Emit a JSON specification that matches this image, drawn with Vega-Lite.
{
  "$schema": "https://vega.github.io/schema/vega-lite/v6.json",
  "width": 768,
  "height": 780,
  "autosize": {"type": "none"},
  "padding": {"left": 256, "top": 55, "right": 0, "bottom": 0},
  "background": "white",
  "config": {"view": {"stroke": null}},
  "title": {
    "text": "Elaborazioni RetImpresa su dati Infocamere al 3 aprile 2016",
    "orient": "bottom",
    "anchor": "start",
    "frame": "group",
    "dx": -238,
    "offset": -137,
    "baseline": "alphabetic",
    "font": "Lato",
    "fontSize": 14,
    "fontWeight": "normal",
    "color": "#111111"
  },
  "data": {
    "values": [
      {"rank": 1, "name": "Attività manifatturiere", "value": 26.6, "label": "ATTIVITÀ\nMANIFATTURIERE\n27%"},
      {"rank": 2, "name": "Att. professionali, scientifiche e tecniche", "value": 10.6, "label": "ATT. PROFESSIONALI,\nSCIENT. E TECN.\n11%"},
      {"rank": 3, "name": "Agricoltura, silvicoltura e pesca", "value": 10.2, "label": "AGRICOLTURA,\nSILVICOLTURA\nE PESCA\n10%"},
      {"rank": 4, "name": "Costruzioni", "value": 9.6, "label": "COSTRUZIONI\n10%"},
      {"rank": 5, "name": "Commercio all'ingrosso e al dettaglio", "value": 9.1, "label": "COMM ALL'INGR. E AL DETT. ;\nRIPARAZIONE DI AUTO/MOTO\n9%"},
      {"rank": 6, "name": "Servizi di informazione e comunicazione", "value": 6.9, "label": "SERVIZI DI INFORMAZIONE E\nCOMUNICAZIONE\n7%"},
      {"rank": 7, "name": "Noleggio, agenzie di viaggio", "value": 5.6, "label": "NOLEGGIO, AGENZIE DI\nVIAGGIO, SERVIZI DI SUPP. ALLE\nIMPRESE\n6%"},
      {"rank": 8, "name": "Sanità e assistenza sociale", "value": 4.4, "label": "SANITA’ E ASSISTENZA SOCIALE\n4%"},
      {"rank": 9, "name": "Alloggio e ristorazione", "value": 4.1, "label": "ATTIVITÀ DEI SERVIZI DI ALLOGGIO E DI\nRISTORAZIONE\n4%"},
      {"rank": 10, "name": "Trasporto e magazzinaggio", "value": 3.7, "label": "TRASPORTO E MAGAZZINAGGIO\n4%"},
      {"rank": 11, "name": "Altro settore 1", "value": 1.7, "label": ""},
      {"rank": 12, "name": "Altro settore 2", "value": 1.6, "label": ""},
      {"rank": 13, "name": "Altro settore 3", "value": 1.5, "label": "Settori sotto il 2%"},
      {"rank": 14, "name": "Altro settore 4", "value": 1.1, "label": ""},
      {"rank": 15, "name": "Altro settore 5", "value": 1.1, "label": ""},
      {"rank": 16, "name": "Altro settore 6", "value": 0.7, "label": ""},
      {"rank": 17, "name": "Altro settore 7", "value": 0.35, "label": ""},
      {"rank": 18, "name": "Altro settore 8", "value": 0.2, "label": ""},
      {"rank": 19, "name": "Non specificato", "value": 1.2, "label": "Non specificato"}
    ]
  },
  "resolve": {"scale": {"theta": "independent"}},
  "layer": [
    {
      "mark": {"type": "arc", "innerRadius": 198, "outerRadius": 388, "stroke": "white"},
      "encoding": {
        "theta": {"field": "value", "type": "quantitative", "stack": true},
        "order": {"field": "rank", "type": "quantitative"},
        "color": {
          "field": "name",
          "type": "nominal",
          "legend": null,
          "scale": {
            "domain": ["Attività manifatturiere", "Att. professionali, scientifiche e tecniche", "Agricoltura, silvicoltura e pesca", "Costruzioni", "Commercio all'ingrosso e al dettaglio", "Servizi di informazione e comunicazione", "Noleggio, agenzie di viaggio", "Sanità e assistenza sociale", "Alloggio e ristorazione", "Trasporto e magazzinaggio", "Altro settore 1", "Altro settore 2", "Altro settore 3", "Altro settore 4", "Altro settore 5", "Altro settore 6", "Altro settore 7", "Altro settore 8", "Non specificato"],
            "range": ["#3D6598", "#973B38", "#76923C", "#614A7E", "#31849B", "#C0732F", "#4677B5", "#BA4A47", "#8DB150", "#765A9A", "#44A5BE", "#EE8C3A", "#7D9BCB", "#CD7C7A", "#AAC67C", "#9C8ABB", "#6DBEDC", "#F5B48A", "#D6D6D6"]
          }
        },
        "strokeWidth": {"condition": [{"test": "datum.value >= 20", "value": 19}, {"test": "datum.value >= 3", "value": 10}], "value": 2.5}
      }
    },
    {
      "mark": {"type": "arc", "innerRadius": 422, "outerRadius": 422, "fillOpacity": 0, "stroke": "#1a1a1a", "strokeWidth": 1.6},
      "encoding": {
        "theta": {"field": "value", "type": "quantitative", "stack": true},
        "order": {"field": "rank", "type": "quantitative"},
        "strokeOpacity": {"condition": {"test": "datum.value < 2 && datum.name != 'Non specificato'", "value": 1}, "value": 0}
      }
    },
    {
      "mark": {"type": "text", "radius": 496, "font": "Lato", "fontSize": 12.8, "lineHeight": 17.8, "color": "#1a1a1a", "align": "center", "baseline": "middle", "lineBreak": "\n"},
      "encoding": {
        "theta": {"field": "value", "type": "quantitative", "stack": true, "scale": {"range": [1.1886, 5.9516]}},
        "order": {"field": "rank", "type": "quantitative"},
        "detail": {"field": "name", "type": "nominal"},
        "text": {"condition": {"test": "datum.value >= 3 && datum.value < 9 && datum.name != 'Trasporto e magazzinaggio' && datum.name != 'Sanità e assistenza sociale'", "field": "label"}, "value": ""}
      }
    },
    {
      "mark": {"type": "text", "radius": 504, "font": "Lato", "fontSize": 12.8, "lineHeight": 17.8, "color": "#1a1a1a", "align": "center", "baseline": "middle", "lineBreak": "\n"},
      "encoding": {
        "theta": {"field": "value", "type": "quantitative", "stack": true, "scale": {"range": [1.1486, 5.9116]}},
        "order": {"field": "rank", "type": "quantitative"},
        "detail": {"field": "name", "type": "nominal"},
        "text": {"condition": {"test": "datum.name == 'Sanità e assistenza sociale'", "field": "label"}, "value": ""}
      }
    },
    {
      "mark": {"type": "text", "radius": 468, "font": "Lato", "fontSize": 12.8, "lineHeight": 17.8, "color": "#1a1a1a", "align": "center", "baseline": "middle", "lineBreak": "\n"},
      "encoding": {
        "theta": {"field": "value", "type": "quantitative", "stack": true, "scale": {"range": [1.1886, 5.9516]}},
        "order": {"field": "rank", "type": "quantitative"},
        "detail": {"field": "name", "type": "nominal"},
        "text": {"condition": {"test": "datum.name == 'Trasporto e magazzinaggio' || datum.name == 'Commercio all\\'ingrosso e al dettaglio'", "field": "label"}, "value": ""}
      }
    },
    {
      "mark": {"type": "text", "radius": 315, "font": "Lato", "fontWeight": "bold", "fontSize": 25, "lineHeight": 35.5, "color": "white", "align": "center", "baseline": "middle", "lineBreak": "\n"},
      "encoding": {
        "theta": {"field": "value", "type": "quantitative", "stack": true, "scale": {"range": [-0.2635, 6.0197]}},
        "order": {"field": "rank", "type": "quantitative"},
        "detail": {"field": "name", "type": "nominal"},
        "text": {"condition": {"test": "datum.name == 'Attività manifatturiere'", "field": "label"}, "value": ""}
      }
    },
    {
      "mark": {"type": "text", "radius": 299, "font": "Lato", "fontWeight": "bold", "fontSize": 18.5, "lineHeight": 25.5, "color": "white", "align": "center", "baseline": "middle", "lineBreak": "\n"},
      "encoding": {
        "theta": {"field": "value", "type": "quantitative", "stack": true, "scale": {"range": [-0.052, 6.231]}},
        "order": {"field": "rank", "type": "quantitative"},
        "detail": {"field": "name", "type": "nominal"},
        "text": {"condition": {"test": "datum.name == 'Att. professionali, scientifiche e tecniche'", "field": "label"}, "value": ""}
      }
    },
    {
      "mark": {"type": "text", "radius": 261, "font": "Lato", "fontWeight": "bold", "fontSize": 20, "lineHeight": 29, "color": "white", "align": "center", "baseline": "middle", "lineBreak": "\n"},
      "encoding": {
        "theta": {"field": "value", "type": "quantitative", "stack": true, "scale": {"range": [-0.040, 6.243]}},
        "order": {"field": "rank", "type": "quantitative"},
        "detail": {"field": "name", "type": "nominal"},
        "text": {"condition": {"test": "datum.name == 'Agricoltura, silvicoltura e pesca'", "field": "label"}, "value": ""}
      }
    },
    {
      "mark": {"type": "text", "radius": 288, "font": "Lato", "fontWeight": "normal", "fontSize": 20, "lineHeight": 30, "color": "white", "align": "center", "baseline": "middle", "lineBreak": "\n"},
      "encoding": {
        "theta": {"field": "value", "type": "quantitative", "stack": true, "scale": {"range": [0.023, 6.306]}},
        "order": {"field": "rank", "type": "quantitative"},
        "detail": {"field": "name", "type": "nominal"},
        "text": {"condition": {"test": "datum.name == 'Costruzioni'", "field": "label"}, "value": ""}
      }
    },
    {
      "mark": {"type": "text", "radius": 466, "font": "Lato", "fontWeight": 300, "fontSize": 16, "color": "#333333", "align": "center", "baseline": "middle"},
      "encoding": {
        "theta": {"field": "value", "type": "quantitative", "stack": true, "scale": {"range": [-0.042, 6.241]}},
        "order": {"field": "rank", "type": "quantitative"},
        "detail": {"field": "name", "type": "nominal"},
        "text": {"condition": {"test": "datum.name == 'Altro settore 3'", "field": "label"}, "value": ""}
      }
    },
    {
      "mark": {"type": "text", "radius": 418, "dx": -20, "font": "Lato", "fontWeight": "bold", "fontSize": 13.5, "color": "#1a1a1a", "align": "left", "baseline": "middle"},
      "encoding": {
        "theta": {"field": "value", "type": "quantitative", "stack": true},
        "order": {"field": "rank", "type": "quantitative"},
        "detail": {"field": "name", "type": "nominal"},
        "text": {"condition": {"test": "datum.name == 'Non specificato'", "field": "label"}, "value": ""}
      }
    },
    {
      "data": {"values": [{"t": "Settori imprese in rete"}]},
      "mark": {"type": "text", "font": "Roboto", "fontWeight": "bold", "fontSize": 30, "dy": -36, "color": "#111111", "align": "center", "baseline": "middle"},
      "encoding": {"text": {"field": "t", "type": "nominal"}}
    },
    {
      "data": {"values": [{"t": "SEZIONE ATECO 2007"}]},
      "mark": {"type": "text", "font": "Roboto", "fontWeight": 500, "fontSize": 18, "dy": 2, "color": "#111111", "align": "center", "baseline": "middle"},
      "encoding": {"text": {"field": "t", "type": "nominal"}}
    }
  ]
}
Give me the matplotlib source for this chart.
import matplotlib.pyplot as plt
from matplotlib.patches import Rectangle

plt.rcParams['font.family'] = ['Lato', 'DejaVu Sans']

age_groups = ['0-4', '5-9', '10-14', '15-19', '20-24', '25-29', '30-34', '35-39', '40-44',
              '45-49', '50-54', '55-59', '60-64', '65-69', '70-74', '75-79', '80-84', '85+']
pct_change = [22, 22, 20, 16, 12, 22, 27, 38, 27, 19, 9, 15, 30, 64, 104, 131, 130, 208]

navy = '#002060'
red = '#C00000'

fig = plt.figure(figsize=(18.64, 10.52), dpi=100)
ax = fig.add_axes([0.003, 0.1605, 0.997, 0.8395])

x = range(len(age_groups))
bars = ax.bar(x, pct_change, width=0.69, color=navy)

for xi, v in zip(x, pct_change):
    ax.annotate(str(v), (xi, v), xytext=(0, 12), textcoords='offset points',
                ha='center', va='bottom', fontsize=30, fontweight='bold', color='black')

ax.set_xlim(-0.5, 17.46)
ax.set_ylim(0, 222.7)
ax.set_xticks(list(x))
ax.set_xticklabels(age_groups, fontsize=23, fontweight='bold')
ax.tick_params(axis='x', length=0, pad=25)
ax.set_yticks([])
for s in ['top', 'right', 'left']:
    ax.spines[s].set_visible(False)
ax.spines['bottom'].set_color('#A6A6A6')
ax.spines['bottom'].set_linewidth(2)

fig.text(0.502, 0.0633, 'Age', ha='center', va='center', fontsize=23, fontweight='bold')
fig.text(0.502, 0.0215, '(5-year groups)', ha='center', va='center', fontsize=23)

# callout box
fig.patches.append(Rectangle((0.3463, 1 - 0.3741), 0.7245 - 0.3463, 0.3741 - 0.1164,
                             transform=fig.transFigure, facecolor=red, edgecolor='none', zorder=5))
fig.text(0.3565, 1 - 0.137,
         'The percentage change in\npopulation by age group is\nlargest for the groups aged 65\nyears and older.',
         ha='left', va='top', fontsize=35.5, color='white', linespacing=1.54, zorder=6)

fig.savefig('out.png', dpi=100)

Given instruction —
Filter the records for lines holding the string "this". Copy each one.

Expected answer —
Emit a JSON specification that matches this image, drawn with Vega-Lite.
Give me the matplotlib source for this chart.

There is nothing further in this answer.